The motion to convert raises the specter that all of time, money, and effort the Abruzzo Trustee devoted to the UCC Plan will be undone, and that they would once again face years of litigation brought by the Debtor. This possibility gives the Abruzzo Trustees Article III and statutory standing to object to Debtor's motion to convert.
E. The Abruzzo Trustees Have Standing to Move for Reconversion to Chapter 11 Under § 706(b).
In their objection to Debtor's motion to convert, the Abruzzo Trustees asks that, should the Court grant the motion to convert, the Court should immediately re-convert the case to a case under chapter 11 pursuant to § 706(b). Doc. 1037, pg. 9. Section 706(b) provides that, "[o]n request of a party in interest and after notice and a hearing, the court may convert a case under this chapter to a case under chapter 11 of this title at any time."
Debtor argues that, even if the Abruzzo Trustees are parties in interest eligible to object to his motion to convert, the Abruzzo Trustees do not have standing "to seek affirmative relief under § 706(b)" because the Abruzzo Trustees do not fall within the scope of "persons whom the statute is intended to protect." Doc. 1043. The Court disagrees. "Parties in interest" are the very entities § 706(b) protects: "These decisions to convert are within the discretionary powers of the bankruptcy court based on the court's determination of what will most inure to the benefit of all parties in interest." Texas Extrusion Corp. v. Lockheed Corp., et al. (Matter of Texas Extrusion Corp. ), 844 F.2d 1142, 1161 (5th Cir. 1988) (emphasis added) (quoting H.R. Rep. No. 595, 95 Cong., 1st Sess. at 380 (1977), reprinted in 1978 U.S. Code Cong. & Admin. News at 6336); see Proudfoot Consulting Company v. Gordon (In re Gordon ), 465 B.R. 683, 692 (Bankr. N.D. Ga. 2012). It makes no sense that the Abruzzo Trustees could be parties in interest to object to the motion to convert but not be parties in interest with standing to move to reconvert. They are two sides of the same coin. It does not pass the straight-face test to argue that they have standing for one but not the other.
The Court concludes that the Abruzzo Trustees have Article III and statutory standing to file a motion to reconvert.
III. CONCLUSION
The Abruzzo Trustees have a legally protected interest in the UCC Plan that would be directly affected if Debtor's case were converted to chapter 7 and not immediately reconverted.
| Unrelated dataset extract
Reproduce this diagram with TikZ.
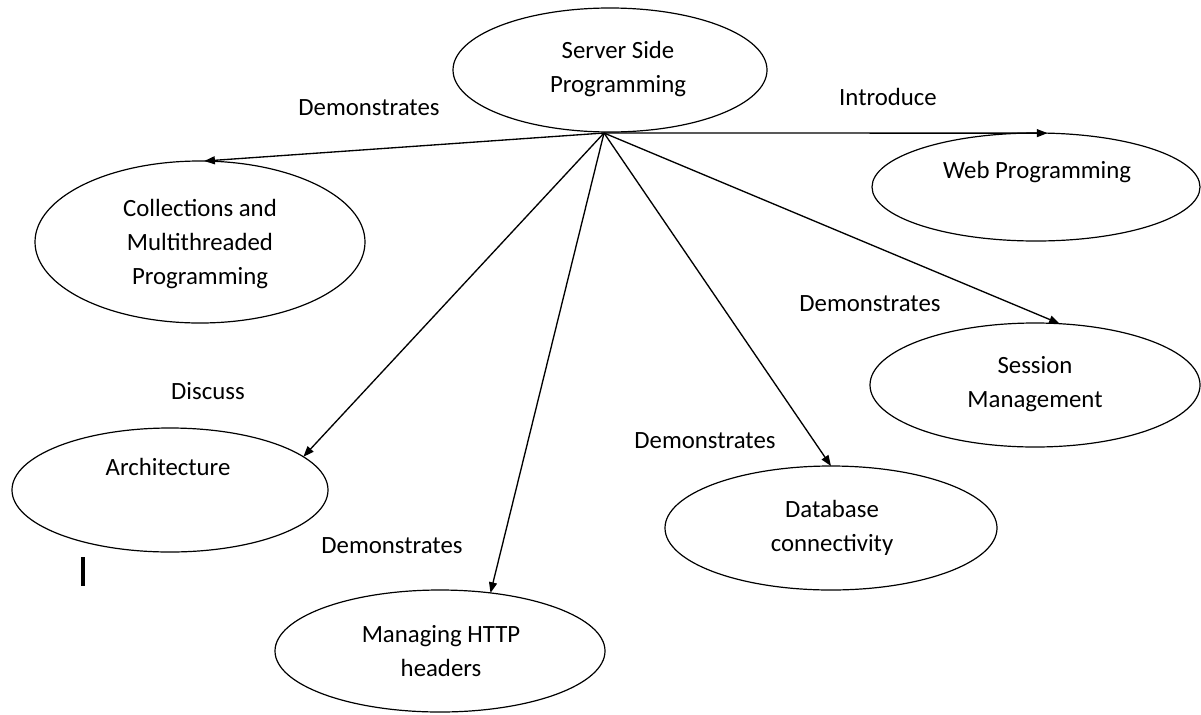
\documentclass[tikz,border=0pt]{standalone}
\usepackage{fontspec}
\setmainfont{Carlito}
\usetikzlibrary{shapes.geometric,arrows.meta}
\begin{document}
\begin{tikzpicture}[x=0.75pt,y=-0.75pt,
  topic/.style={ellipse,draw,line width=0.9pt,inner sep=0pt,outer sep=0pt},
  txt/.style={align=center,inner sep=0pt,font=\fontsize{18.6}{25.5}\selectfont},
  arr/.style={line width=1pt,-{Triangle[length=8pt,width=6pt]}}]
\useasboundingbox (0,0) rectangle (1201,714);

% topic ellipses
\node[topic,minimum width=235.5pt,minimum height=93pt] (server) at (610,70) {};
\node[topic,minimum width=247.5pt,minimum height=121.5pt] (coll) at (200,242) {};
\node[topic,minimum width=246pt,minimum height=81pt] (web) at (1036,187) {};
\node[topic,minimum width=247.5pt,minimum height=93pt] (sess) at (1035,385) {};
\node[topic,minimum width=237pt,minimum height=93pt] (arch) at (170,490) {};
\node[topic,minimum width=249pt,minimum height=93pt] (db) at (831,528) {};
\node[topic,minimum width=247.5pt,minimum height=91.5pt] (http) at (440,651) {};

% ellipse captions
\node[txt] (serverT) at (618,69) {Server Side\\Programming};
\node[txt] (collT) at (200,244) {Collections and\\Multithreaded\\Programming};
\node[txt] (webT) at (1037,172) {Web Programming};
\node[txt] (sessT) at (1035,384) {Session\\Management};
\node[txt] (archT) at (168,467) {Architecture};
\node[txt] (dbT) at (832,528) {Database\\connectivity};
\node[txt] (httpT) at (441,651) {Managing HTTP\\headers};

% hub under the central topic
\coordinate (hub) at (604,133);

% connectors
\draw[arr] (hub) -- (coll.87);
\draw[arr] (hub) -- (web.78);
\draw[arr] (hub) -- (sess.68);
\draw[arr] (hub) -- (db.north);
\draw[arr] (hub) -- (http.49.6);
\draw[arr] (hub) -- (arch.14.5);

% connector labels
\node[txt] (l1) at (369,108) {Demonstrates};
\node[txt] (l2) at (888,97) {Introduce};
\node[txt] (l3) at (870,304) {Demonstrates};
\node[txt] (l4) at (208,391) {Discuss};
\node[txt] (l5) at (705,441) {Demonstrates};
\node[txt] (l6) at (392,546) {Demonstrates};

% text cursor mark
\draw[line width=3pt] (83,557) -- (83,586);
\end{tikzpicture}
\end{document}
They have been as involved in this bankruptcy case as any other party. The economic and other interests of the Abruzzo Trustees would be profoundly affected by conversion. Thus, the trustees clearly have standing under § 706(b) to oppose conversion, propose immediate reconversion, and fully litigate both contested matters and protect their interests. By separate order, the Court will deny the motion to strike.